Hillsdale College professor Burt Folsom notes on his blog here that even one of the most ardent New Dealers recognized the failure of the New Deal in 1939. Too bad Obama and many leading economists have not learned that government borrowing and spending will not get us out of this mess.  Folsom was conducting research in the Roosevelt Presidential Library…

…when suddenly I stumbled across a remarkable statement by [Henry] Morgenthau [FDR’s secretary of the treasury] in May 1939. He was holding a private meeting with key Democratic finance leaders in Congress, and Morgenthau was furious. The April jobs report was in, and the new unemployment rate was 20.7%. After almost two terms of Roosevelt’s New Deal spending, and after doubling the national debt, the result was that more than one of every five Americans was out of work.
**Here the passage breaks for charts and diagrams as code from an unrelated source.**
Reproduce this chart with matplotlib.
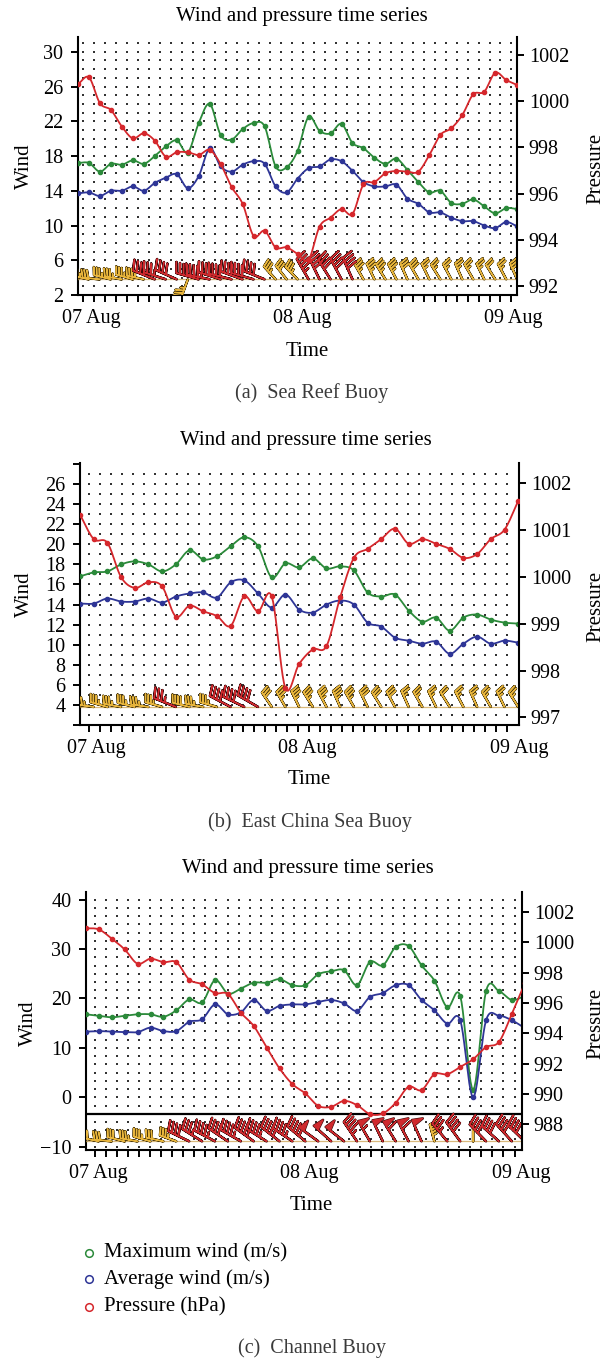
import numpy as np
import matplotlib.pyplot as plt
from matplotlib.lines import Line2D

plt.rcParams['font.family'] = ['Liberation Serif', 'DejaVu Serif']

W, H = 612, 1361
GREEN, BLUE, RED = '#2b8a3a', '#2e3596', '#d5272c'
GOLD, GOLD_EDGE = '#e8b53c', '#4d3a0c'
HOT, HOT_EDGE = '#cf2a2e', '#3f0a0a'

# ---------------- (a) Sea Reef Buoy ----------------
a_max = [17.2, 17.2, 16.2, 17.1, 17.0, 17.5, 17.1, 18.0, 19.1, 19.8, 18.4,
         21.8, 24.0, 20.4, 19.9, 21.1, 21.8, 21.4, 16.8, 16.7, 18.6, 22.5,
         20.9, 20.6, 21.7, 19.5, 18.9, 17.8, 17.1, 17.7, 16.4, 15.0, 13.8,
         14.0, 12.6, 12.5, 13.0, 12.2, 11.4, 12.0, 11.9]
a_avg = [13.7, 13.8, 13.4, 14.0, 14.0, 14.5, 14.0, 14.9, 15.5, 15.9, 14.3,
         15.7, 18.9, 16.8, 16.2, 17.0, 17.4, 17.1, 14.5, 13.8, 15.4, 16.6,
         16.8, 17.6, 17.4, 16.3, 15.0, 14.5, 14.5, 14.7, 13.1, 12.5, 11.5,
         11.5, 10.9, 10.5, 10.5, 10.0, 9.7, 10.4, 9.9]
a_pres = [1000.74, 1001.03, 999.91, 999.62, 998.90, 998.39, 998.61, 998.29,
          997.60, 997.79, 997.79, 997.67, 997.89, 997.27, 996.28, 995.55,
          994.16, 994.39, 993.67, 993.67, 993.39, 993.13, 994.57, 994.96,
          995.33, 995.12, 996.40, 996.50, 996.88, 996.98, 996.95, 996.95,
          997.67, 998.54, 998.83, 999.40, 1000.30, 1000.41, 1001.23, 1000.92,
          1000.70]
a_dir = [278, 282, 276, 284, 280, 286, 282, 292, 288, 294, 200,
         286, 282, 288, 284, 290, 286, 292, 318, 322, 316, 330,
         334, 328, 332, 336, 330, 334, 328, 332, 336, 330, 334,
         328, 332, 336, 330, 334, 328, 332, 336]
a_hot = [0, 0, 0, 0, 0, 0, 0, 1, 1, 1, 0,
         1, 1, 1, 1, 1, 1, 1, 0, 0, 0, 1,
         1, 1, 1, 1, 0, 0, 0, 0, 0, 0, 0,
         0, 0, 0, 0, 0, 0, 0, 0]

# ---------------- (b) East China Sea Buoy ----------------
b_max = [16.8, 17.2, 17.3, 18.0, 18.3, 18.0, 17.3, 18.0, 19.4, 18.5, 18.8,
         19.8, 20.7, 19.8, 16.7, 18.1, 17.7, 18.6, 17.6, 17.8, 17.4, 15.2,
         14.8, 15.0, 13.4, 12.3, 12.7, 11.4, 12.7, 13.0, 12.5, 12.2, 12.1]
b_avg = [14.1, 14.1, 14.6, 14.3, 14.3, 14.6, 14.2, 14.8, 15.1, 15.2, 14.7,
         16.2, 16.4, 15.1, 13.7, 15.0, 13.5, 13.2, 14.0, 14.4, 14.0, 12.2,
         11.8, 10.7, 10.4, 10.1, 10.3, 9.1, 10.1, 10.8, 10.1, 10.4, 10.2]
b_pres = [1001.32, 1000.80, 1000.72, 999.99, 999.76, 999.88, 999.79, 999.15,
          999.38, 999.26, 999.16, 998.95, 999.58, 999.26, 999.58, 997.62,
          998.14, 998.45, 998.52, 999.56, 1000.40, 1000.59, 1000.80, 1001.02,
          1000.70, 1000.80, 1000.70, 1000.59, 1000.40, 1000.48, 1000.80,
          1001.00, 1001.61]
b_dir = [282, 278, 286, 280, 284, 278, 286, 292, 284, 280, 286,
         298, 296, 300, 326, 330, 334, 328, 332, 336, 330, 334,
         328, 332, 336, 330, 334, 328, 332, 336, 330, 334, 328]
b_hot = [0, 0, 0, 0, 0, 0, 0, 1, 0, 0, 0,
         1, 1, 1, 0, 0, 0, 0, 0, 0, 0, 0,
         0, 0, 0, 0, 0, 0, 0, 0, 0, 0, 0]

# ---------------- (c) Channel Buoy ----------------
c_max = [16.8, 16.5, 16.2, 16.5, 16.8, 16.8, 16.3, 17.6, 19.8, 19.2, 23.7,
         21.0, 22.0, 23.2, 23.2, 23.9, 22.7, 22.7, 24.9, 25.5, 25.7, 22.7,
         27.4, 26.7, 30.4, 30.6, 26.7, 23.6, 18.2, 20.5, 1.5, 21.5, 21.5,
         19.7, 20.5]
c_avg = [13.3, 13.4, 13.3, 13.2, 13.2, 14.1, 13.4, 13.4, 15.3, 15.8, 18.8,
         16.8, 17.2, 19.7, 17.5, 18.5, 18.8, 18.8, 19.3, 19.7, 19.0, 17.5,
         20.3, 21.1, 22.7, 22.7, 19.7, 17.6, 14.9, 15.6, 0.0, 15.6, 16.5,
         15.6, 14.0]
c_pres = [1000.94, 1000.86, 1000.25, 999.54, 998.60, 998.93, 998.70, 998.70,
          997.55, 997.24, 996.66, 996.60, 995.37, 994.49, 993.07, 991.69,
          990.65, 990.04, 989.22, 989.16, 989.55, 989.27, 988.68, 988.72,
          989.42, 990.48, 990.26, 991.31, 991.31, 991.79, 992.30, 993.10,
          993.44, 995.30, 997.30]
c_dir = [278, 282, 276, 284, 280, 286, 282, 290, 296, 302, 298,
         304, 300, 306, 302, 308, 304, 310, 306, 312, 308, 326,
         330, 334, 328, 332, 336, 345, 320, 324, 0, 316, 312,
         318, 314]
c_hot = [0, 0, 0, 0, 0, 0, 0, 0, 1, 1, 1,
         1, 1, 1, 1, 1, 1, 1, 1, 1, 1, 1,
         1, 1, 1, 1, 1, 0, 1, 1, 0, 1, 1,
         1, 1]

day_labels = ['07 Aug', '08 Aug', '09 Aug']
day_hours = [0, 24, 48]
legend_labels = ['Maximum wind (m/s)', 'Average wind (m/s)', 'Pressure (hPa)']


def smooth(t, y, k=10):
    # Catmull-Rom curve through the observations
    t = np.asarray(t, float)
    y = np.asarray(y, float)
    yp = np.r_[2 * y[0] - y[1], y, 2 * y[-1] - y[-2]]
    s = np.linspace(0, 1, k, endpoint=False)
    xs, ys = [], []
    for i in range(1, len(t)):
        p0, p1, p2, p3 = yp[i - 1], yp[i], yp[i + 1], yp[i + 2]
        ys.append(0.5 * (2 * p1 + (-p0 + p2) * s
                         + (2 * p0 - 5 * p1 + 4 * p2 - p3) * s ** 2
                         + (-p0 + 3 * p1 - 3 * p2 + p3) * s ** 3))
        xs.append(t[i - 1] + (t[i] - t[i - 1]) * s)
    xs.append([t[-1]])
    ys.append([y[-1]])
    return np.concatenate(xs), np.concatenate(ys)


def box(l, t, r, b):
    return [l / W, 1 - b / H, (r - l) / W, (b - t) / H]


def draw_barbs(ax, t, level, speed, dirs, hot):
    t = np.asarray(t, float)
    kt = np.asarray(speed, float) * 1.944
    d = np.deg2rad(dirs)
    u, v = -kt * np.sin(d), -kt * np.cos(d)
    y = np.full_like(t, level)
    hot = np.asarray(hot, bool)
    for mask, face, edge, ln in ((~hot, GOLD, GOLD_EDGE, 5.0),
                                 (hot, HOT, HOT_EDGE, 5.8)):
        for lw, col in ((1.8, edge), (0.9, face)):
            ax.barbs(t[mask], y[mask], u[mask], v[mask], length=ln,
                     color=col, linewidth=lw, zorder=3,
                     sizes=dict(spacing=0.16, height=0.45, emptybarb=0.1))


panels = [
    dict(t=-1.56 + 1.25 * np.arange(len(a_max)), mx=a_max, av=a_avg, pr=a_pres,
         dirs=a_dir, hot=a_hot, rect=(78, 37, 517, 295),
         xlim=(-1.56, 48.42), ylim=(2, 31.7), plim=(991.61, 1002.78),
         yticks=np.arange(2, 31, 4), ylabels=None,
         pticks=np.arange(992, 1003, 2), rows=np.arange(3, 32, 1.0),
         minor=-0.96 + 1.25 * np.arange(40), level=3.8, divider=None,
         title_y=17, title_x=302, time=(307, 352), wind_xy=(24, 166),
         pres_xy=(596, 168), caption=('(a)  Sea Reef Buoy', 312, 393)),
    dict(t=-1.85 + 1.555 * np.arange(len(b_max)), mx=b_max, av=b_avg, pr=b_pres,
         dirs=b_dir, hot=b_hot, rect=(80, 463, 519, 725),
         xlim=(-1.85, 47.99), ylim=(2, 28.1), plim=(996.84, 1002.42),
         yticks=np.arange(2, 29, 2),
         ylabels=[''] + [str(v) for v in range(4, 27, 2)] + [''],
         pticks=np.arange(997, 1003, 1), rows=np.arange(3, 28, 1.0),
         minor=-0.83 + 1.25 * np.arange(39), level=3.8, divider=None,
         title_y=441, title_x=306, time=(309, 780), wind_xy=(24, 594),
         pres_xy=(596, 606), caption=('(b)  East China Sea Buoy', 310, 822)),
    dict(t=-1.39 + 1.466 * np.arange(len(c_max)), mx=c_max, av=c_avg, pr=c_pres,
         dirs=c_dir, hot=c_hot, rect=(86, 892, 522, 1150),
         xlim=(-1.39, 48.14), ylim=(-10.65, 41.54), plim=(986.31, 1003.33),
         yticks=np.arange(-10, 41, 10), ylabels=None,
         pticks=np.arange(988, 1003, 2), rows=40 - 5 / 3 * np.arange(-1, 31),
         minor=-0.36 + 1.254 * np.arange(39), level=-8.9, divider=-3.45,
         title_y=869, title_x=308, time=(311, 1205), wind_xy=(28, 1023),
         pres_xy=(596, 1023), caption=('(c)  Channel Buoy', 312, 1348)),
]

fig = plt.figure(figsize=(W / 100, H / 100), dpi=100)

for p in panels:
    ax = fig.add_axes(box(*p['rect']))
    ax2 = ax.twinx()

    # dotted background lattice
    gx, gy = np.meshgrid(p['minor'], p['rows'])
    ax.scatter(gx.ravel(), gy.ravel(), s=0.6, marker='s', c='#333333',
               linewidths=0, zorder=0)

    ax.axhline(p['level'], color='#d9b97c', lw=0.9, zorder=2)
    if p['divider'] is not None:
        ax.axhline(p['divider'], color='black', lw=1.6, zorder=2)
    draw_barbs(ax, p['t'], p['level'], p['mx'], p['dirs'], p['hot'])

    for series, col in ((p['mx'], GREEN), (p['av'], BLUE)):
        sx, sy = smooth(p['t'], series)
        ax.plot(sx, sy, color=col, lw=1.3, zorder=4)
        ax.plot(p['t'], series, 'o', color=col, ms=3, zorder=4)
    sx, sy = smooth(p['t'], p['pr'])
    ax2.plot(sx, sy, color=RED, lw=1.3, zorder=4)
    ax2.plot(p['t'], p['pr'], 'o', color=RED, ms=3, zorder=4)

    ax.set_xlim(*p['xlim'])
    ax.set_ylim(*p['ylim'])
    ax2.set_ylim(*p['plim'])

    ax.set_xticks(day_hours)
    ax.set_xticklabels(day_labels)
    ax.set_xticks(p['minor'], minor=True)
    ax.set_yticks(p['yticks'])
    if p['ylabels'] is not None:
        ax.set_yticklabels(p['ylabels'])
    ax2.set_yticks(p['pticks'])

    ax.tick_params(axis='x', which='major', length=0, pad=10, labelsize=14.5)
    ax.tick_params(axis='x', which='minor', length=5, width=1.4,
                   direction='out')
    ax.tick_params(axis='y', length=5, width=1.4, pad=5.5, labelsize=14.5)
    ax2.tick_params(axis='y', length=5, width=1.4, pad=3.5, labelsize=14.5)

    for name in ('top', 'right'):
        ax.spines[name].set_visible(False)
    for name in ('top', 'left', 'bottom'):
        ax2.spines[name].set_visible(False)
    for sp in (ax.spines['left'], ax.spines['bottom'], ax2.spines['right']):
        sp.set_linewidth(1.5)

    fig.text(p['title_x'] / W, 1 - p['title_y'] / H,
             'Wind and pressure time series', ha='center', va='center',
             fontsize=15)
    fig.text(p['time'][0] / W, 1 - p['time'][1] / H, 'Time', ha='center',
             va='center', fontsize=15)
    fig.text(p['wind_xy'][0] / W, 1 - p['wind_xy'][1] / H, 'Wind',
             rotation=90, ha='center', va='center', fontsize=15)
    fig.text(p['pres_xy'][0] / W, 1 - p['pres_xy'][1] / H, 'Pressure',
             rotation=90, ha='center', va='center', fontsize=15)
    cap, cx, cy = p['caption']
    fig.text(cx / W, 1 - cy / H, cap, ha='center', va='center', fontsize=14.5,
             color='#3a3a3a')

# legend below the last panel
for label, col, y in zip(legend_labels, (GREEN, BLUE, RED), (1253, 1279, 1307)):
    fig.add_artist(Line2D([89 / W], [1 - y / H], marker='o', ms=5.5, mew=1.1,
                          mfc='none', mec=col, transform=fig.transFigure))
    fig.text(104 / W, 1 - y / H, label, ha='left', va='center', fontsize=15)

fig.savefig('out.png', dpi=100)
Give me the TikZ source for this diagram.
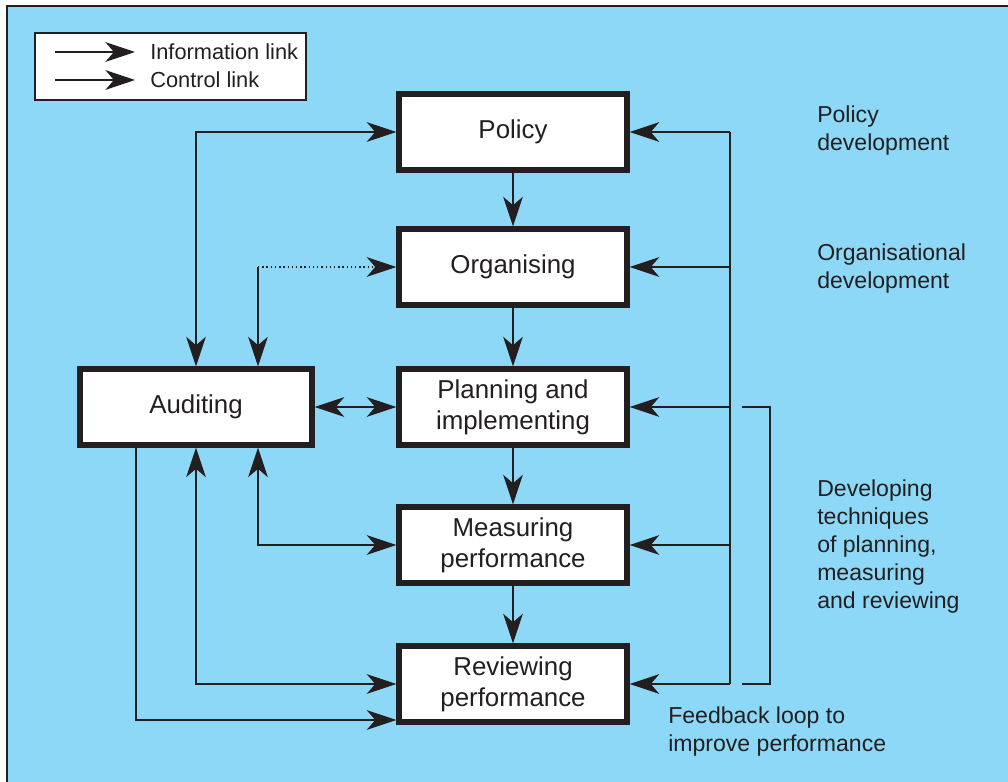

“We have tried spending money,” Morgenthau conceded. “We are spending more than we have ever spent before and it does not work.” That admission was startling; Morgenthau was best friends with FDR, and the failure of New Deal spending to create jobs infuriated the treasury secretary. “We have never made good on our promises. . . I say after eight years of this Administration we have just as much unemployment as when we started. . . . And an enormous debt to boot!”

In those words, Morgenthau summarized a decade of disaster. Massive federal spending, he reluctantly admitted, had not worked. I use Morgenthau’s comments to begin NEW DEAL OR RAW DEAL? because FDR’s major theory–that government spending would cure the Great Depression–was false. He believed his spending narrative with all his heart, but it was simply bad economics. You can’t create jobs by redistributing wealth from entrepreneurs to key political groups in the Democratic party. Yes, FDR could buy votes doing that, but not jobs.

If we can learn that lesson from studying the New Deal, it will help us as Americans to avoid similar government stimulus packages today. To escape recession, we must rely on a free people investing their own money freely to create the jobs that will keep the U. S. prosperous.